Can you copy out the data exactly? Leave the images out.

• • • •

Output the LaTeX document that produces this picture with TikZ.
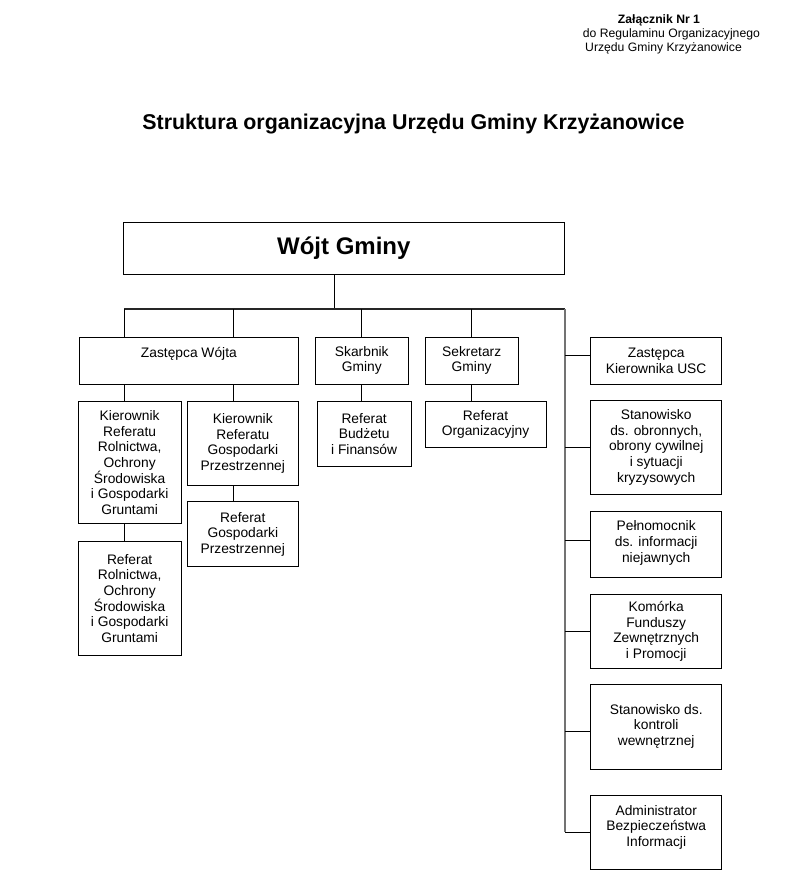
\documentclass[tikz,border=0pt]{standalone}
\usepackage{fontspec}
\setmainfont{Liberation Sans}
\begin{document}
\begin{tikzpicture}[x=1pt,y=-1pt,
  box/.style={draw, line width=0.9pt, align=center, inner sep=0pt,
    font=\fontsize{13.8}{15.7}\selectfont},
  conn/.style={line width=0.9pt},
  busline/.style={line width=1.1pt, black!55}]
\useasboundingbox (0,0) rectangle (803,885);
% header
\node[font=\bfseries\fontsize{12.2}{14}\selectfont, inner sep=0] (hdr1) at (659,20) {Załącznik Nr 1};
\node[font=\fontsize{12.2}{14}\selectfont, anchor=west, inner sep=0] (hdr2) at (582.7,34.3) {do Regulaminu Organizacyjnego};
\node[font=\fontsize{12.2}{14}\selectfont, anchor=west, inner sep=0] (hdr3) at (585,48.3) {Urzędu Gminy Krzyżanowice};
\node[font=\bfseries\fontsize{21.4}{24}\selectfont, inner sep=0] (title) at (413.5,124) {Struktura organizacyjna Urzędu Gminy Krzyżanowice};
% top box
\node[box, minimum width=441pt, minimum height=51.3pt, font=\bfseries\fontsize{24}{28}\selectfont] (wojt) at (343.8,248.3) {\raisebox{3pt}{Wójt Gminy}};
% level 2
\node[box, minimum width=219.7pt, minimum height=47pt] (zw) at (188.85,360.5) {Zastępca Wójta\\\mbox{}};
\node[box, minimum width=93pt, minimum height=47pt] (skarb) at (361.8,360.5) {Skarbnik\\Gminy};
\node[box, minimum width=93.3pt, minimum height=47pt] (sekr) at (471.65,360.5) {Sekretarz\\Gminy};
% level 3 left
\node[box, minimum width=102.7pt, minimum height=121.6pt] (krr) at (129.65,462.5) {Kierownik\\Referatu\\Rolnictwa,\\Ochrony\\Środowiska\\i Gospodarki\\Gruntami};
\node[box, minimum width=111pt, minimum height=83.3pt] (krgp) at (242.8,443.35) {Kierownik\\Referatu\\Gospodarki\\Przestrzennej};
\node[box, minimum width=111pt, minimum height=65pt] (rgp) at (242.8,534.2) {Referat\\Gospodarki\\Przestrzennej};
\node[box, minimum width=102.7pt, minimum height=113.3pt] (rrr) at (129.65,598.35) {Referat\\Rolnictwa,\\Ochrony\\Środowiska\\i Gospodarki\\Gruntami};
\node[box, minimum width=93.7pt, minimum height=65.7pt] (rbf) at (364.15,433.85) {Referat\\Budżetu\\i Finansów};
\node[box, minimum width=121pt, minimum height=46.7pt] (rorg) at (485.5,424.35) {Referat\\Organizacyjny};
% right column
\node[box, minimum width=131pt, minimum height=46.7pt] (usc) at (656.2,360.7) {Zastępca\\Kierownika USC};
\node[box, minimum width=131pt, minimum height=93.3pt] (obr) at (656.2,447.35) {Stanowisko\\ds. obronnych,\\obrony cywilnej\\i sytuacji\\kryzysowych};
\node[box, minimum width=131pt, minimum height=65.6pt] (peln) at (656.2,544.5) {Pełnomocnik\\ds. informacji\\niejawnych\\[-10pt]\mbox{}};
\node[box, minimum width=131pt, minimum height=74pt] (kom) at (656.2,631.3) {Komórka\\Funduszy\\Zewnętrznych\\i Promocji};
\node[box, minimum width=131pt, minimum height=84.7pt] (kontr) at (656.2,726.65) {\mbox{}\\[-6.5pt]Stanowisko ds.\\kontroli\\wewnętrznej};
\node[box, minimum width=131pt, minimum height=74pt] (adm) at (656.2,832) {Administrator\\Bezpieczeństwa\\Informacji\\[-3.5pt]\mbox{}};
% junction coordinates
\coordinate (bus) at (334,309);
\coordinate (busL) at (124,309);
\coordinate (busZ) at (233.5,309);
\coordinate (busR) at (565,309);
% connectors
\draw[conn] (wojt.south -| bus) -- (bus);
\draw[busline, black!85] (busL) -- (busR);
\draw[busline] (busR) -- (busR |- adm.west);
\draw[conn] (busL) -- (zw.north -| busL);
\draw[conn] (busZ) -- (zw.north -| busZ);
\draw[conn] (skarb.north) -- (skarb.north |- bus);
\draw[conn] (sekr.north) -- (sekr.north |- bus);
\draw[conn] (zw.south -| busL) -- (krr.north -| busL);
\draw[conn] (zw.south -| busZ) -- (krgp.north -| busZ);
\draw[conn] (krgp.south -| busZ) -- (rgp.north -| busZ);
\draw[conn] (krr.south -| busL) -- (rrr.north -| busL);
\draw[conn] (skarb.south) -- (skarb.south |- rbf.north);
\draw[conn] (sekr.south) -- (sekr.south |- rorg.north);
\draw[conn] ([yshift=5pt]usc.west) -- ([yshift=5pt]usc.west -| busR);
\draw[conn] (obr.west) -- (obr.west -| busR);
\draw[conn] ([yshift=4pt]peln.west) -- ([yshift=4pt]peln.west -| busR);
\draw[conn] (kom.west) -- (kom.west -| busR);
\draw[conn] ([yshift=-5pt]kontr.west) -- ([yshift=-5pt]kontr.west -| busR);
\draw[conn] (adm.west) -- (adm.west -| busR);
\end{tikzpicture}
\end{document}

• • • •

● Complete output:
Output the LaTeX document that produces this picture with TikZ.
\documentclass[tikz,border=0pt]{standalone}
\usepackage{fontspec}
\setmainfont{Liberation Sans}
\begin{document}
\begin{tikzpicture}[x=1pt,y=-1pt,
  box/.style={draw, line width=0.9pt, align=center, inner sep=0pt,
    font=\fontsize{13.8}{15.7}\selectfont},
  conn/.style={line width=0.9pt},
  busline/.style={line width=1.1pt, black!55}]
\useasboundingbox (0,0) rectangle (803,885);
% header
\node[font=\bfseries\fontsize{12.2}{14}\selectfont, inner sep=0] (hdr1) at (659,20) {Załącznik Nr 1};
\node[font=\fontsize{12.2}{14}\selectfont, anchor=west, inner sep=0] (hdr2) at (582.7,34.3) {do Regulaminu Organizacyjnego};
\node[font=\fontsize{12.2}{14}\selectfont, anchor=west, inner sep=0] (hdr3) at (585,48.3) {Urzędu Gminy Krzyżanowice};
\node[font=\bfseries\fontsize{21.4}{24}\selectfont, inner sep=0] (title) at (413.5,124) {Struktura organizacyjna Urzędu Gminy Krzyżanowice};
% top box
\node[box, minimum width=441pt, minimum height=51.3pt, font=\bfseries\fontsize{24}{28}\selectfont] (wojt) at (343.8,248.3) {\raisebox{3pt}{Wójt Gminy}};
% level 2
\node[box, minimum width=219.7pt, minimum height=47pt] (zw) at (188.85,360.5) {Zastępca Wójta\\\mbox{}};
\node[box, minimum width=93pt, minimum height=47pt] (skarb) at (361.8,360.5) {Skarbnik\\Gminy};
\node[box, minimum width=93.3pt, minimum height=47pt] (sekr) at (471.65,360.5) {Sekretarz\\Gminy};
% level 3 left
\node[box, minimum width=102.7pt, minimum height=121.6pt] (krr) at (129.65,462.5) {Kierownik\\Referatu\\Rolnictwa,\\Ochrony\\Środowiska\\i Gospodarki\\Gruntami};
\node[box, minimum width=111pt, minimum height=83.3pt] (krgp) at (242.8,443.35) {Kierownik\\Referatu\\Gospodarki\\Przestrzennej};
\node[box, minimum width=111pt, minimum height=65pt] (rgp) at (242.8,534.2) {Referat\\Gospodarki\\Przestrzennej};
\node[box, minimum width=102.7pt, minimum height=113.3pt] (rrr) at (129.65,598.35) {Referat\\Rolnictwa,\\Ochrony\\Środowiska\\i Gospodarki\\Gruntami};
\node[box, minimum width=93.7pt, minimum height=65.7pt] (rbf) at (364.15,433.85) {Referat\\Budżetu\\i Finansów};
\node[box, minimum width=121pt, minimum height=46.7pt] (rorg) at (485.5,424.35) {Referat\\Organizacyjny};
% right column
\node[box, minimum width=131pt, minimum height=46.7pt] (usc) at (656.2,360.7) {Zastępca\\Kierownika USC};
\node[box, minimum width=131pt, minimum height=93.3pt] (obr) at (656.2,447.35) {Stanowisko\\ds. obronnych,\\obrony cywilnej\\i sytuacji\\kryzysowych};
\node[box, minimum width=131pt, minimum height=65.6pt] (peln) at (656.2,544.5) {Pełnomocnik\\ds. informacji\\niejawnych\\[-10pt]\mbox{}};
\node[box, minimum width=131pt, minimum height=74pt] (kom) at (656.2,631.3) {Komórka\\Funduszy\\Zewnętrznych\\i Promocji};
\node[box, minimum width=131pt, minimum height=84.7pt] (kontr) at (656.2,726.65) {\mbox{}\\[-6.5pt]Stanowisko ds.\\kontroli\\wewnętrznej};
\node[box, minimum width=131pt, minimum height=74pt] (adm) at (656.2,832) {Administrator\\Bezpieczeństwa\\Informacji\\[-3.5pt]\mbox{}};
% junction coordinates
\coordinate (bus) at (334,309);
\coordinate (busL) at (124,309);
\coordinate (busZ) at (233.5,309);
\coordinate (busR) at (565,309);
% connectors
\draw[conn] (wojt.south -| bus) -- (bus);
\draw[busline, black!85] (busL) -- (busR);
\draw[busline] (busR) -- (busR |- adm.west);
\draw[conn] (busL) -- (zw.north -| busL);
\draw[conn] (busZ) -- (zw.north -| busZ);
\draw[conn] (skarb.north) -- (skarb.north |- bus);
\draw[conn] (sekr.north) -- (sekr.north |- bus);
\draw[conn] (zw.south -| busL) -- (krr.north -| busL);
\draw[conn] (zw.south -| busZ) -- (krgp.north -| busZ);
\draw[conn] (krgp.south -| busZ) -- (rgp.north -| busZ);
\draw[conn] (krr.south -| busL) -- (rrr.north -| busL);
\draw[conn] (skarb.south) -- (skarb.south |- rbf.north);
\draw[conn] (sekr.south) -- (sekr.south |- rorg.north);
\draw[conn] ([yshift=5pt]usc.west) -- ([yshift=5pt]usc.west -| busR);
\draw[conn] (obr.west) -- (obr.west -| busR);
\draw[conn] ([yshift=4pt]peln.west) -- ([yshift=4pt]peln.west -| busR);
\draw[conn] (kom.west) -- (kom.west -| busR);
\draw[conn] ([yshift=-5pt]kontr.west) -- ([yshift=-5pt]kontr.west -| busR);
\draw[conn] (adm.west) -- (adm.west -| busR);
\end{tikzpicture}
\end{document}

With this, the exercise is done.